Verbal Attacks Against Afghan Women Parliamentarians Increase

Parliamentarians sworn in to the Lower House of Parliament (Wolesi Jirga). Women make up 69 of the 249 candidates elected on 18 September 2011.

It takes a lot to rattle Shukria Barakzai, a staunch defender of women's rights and one of more than 20 very outspoken women members of parliament in Afghanistan.

But even though she's run two successful parliamentary campaigns and has taken on conservative members of Afghan society, she is shocked by how easily some male members of parliament are now publicly threatening their female counterparts in the middle of parliamentary meetings.

“A (male) member of parliament stood up in our general meeting yesterday and said parliament is not a place for women, your time is up here, you must not pursue this fight for women's rights,” says Ms. Barakzai.

For many of the Afghan women leaders, dealing with sexism and discrimination isn't anything new. But women's rights activists say that male parliamentarians have recently intensified a war of words inside parliament. It's a war that many Afghan women worry echoes a greater issue in society and could reverse public tolerance and support for women's rights.

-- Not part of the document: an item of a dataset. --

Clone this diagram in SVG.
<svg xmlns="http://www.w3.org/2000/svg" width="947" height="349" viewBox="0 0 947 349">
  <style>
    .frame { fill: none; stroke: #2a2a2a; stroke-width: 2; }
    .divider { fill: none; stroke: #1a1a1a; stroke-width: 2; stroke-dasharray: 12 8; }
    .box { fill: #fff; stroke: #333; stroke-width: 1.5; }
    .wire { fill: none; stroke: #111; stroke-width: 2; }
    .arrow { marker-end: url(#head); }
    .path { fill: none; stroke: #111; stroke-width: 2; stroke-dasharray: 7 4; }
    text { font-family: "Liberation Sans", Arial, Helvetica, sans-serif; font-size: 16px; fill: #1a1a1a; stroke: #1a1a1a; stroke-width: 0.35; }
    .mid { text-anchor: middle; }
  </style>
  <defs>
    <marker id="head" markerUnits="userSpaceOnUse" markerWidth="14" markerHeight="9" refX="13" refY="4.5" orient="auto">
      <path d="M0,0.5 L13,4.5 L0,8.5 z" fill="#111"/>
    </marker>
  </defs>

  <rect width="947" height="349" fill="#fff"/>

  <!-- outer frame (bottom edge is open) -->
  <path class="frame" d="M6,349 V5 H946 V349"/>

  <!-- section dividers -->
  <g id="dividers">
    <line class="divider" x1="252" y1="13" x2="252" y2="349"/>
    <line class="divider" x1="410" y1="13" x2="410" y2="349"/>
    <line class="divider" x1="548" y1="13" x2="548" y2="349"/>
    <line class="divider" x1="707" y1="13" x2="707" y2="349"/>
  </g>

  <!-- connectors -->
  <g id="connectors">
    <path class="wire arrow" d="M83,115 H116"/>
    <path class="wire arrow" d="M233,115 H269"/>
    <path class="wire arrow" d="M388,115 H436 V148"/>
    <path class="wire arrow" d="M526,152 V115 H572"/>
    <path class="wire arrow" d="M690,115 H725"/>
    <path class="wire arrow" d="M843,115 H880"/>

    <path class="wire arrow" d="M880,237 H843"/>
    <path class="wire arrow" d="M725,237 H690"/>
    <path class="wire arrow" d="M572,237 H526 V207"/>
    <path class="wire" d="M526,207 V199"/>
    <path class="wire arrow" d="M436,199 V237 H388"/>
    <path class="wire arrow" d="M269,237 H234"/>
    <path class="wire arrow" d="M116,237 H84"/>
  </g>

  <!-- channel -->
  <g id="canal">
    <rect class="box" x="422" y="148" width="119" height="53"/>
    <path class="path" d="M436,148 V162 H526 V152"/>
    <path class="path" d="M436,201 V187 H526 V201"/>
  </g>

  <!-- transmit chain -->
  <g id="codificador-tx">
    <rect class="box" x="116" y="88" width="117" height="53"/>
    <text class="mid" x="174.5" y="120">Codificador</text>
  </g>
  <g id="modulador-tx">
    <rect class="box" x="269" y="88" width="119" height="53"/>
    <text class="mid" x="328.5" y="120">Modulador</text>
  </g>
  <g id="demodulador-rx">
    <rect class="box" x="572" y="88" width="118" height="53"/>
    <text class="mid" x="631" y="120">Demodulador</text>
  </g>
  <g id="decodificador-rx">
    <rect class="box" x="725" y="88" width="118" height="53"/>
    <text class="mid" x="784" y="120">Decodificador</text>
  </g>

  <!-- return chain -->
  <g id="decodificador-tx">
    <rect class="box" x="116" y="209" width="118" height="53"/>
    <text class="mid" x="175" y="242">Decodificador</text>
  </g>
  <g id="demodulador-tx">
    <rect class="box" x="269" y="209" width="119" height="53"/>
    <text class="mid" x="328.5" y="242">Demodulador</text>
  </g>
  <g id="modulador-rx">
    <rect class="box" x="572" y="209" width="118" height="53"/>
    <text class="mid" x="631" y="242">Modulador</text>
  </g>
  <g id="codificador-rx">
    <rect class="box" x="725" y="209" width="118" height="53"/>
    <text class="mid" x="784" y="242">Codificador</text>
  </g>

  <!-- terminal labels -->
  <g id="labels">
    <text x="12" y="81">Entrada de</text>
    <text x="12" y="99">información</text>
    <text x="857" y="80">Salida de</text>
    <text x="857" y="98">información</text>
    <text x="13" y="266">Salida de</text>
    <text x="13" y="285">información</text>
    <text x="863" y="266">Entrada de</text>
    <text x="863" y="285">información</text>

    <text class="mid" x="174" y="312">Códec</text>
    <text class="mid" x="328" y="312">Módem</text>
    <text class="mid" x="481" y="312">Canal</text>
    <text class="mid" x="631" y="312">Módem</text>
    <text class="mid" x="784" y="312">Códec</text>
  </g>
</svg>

“I've noticed the rhetoric around women's issues has changed, and conservative members of society and parliament are once again feeling safe to verbally attack women publicly,” says Barakzai. “The Afghan government isn't doing anything about these kinds of public threats and attacks on women. It is almost as if they agree with the conservatives.”

The actions of the male parliamentarians are just one of many reminders to Barakzai and other women here that as the international security forces, foreign diplomats, and advocacy organizations prepare to leave the country in 2014, Afghan women will be left without a key source of support.

“I feel like Afghan women are right at the gate of realizing their civil and political rights but the international community is too busy packing up to notice that these rights are already starting to erode,” says Horia Mosadiq, a Human Rights Researcher for Amnesty International.

High levels of domestic violence against women and the targeting of women leaders by the Taliban and other armed groups only compound matters.

The Afghanistan Independent Human Rights Commission documented more than 4,000 cases of violence against women from March 21 to Oct. 21, 2012 — a rise of 28 percent compared with the same period for 2011. Though some of the increase in violence is attributed to growing public awareness and better reporting of violence against women, it is still concerning, say activists.

Several women leaders were also killed in 2012, including two directors of the Department of Women's Affairs, a branch of the Afghan government, in the eastern province of Laghman. Both women were strong advocates for the equal treatment of women.

“Afghan women have faced these challenges all along, but the difference now is that the timeline for the international community to completely disengage is nearing, after which these conservatives will feel even more forceful in imposing their restricted views and values over people and reversing many of the legal and professional gains Afghan women have made in recent years,” says Orzala Ashraf Nemat, an Afghan women's rights activist and founder of the nonprofit organization Humanitarian Assistance for the Women and Children of Afghanistan. “The mood is changing.”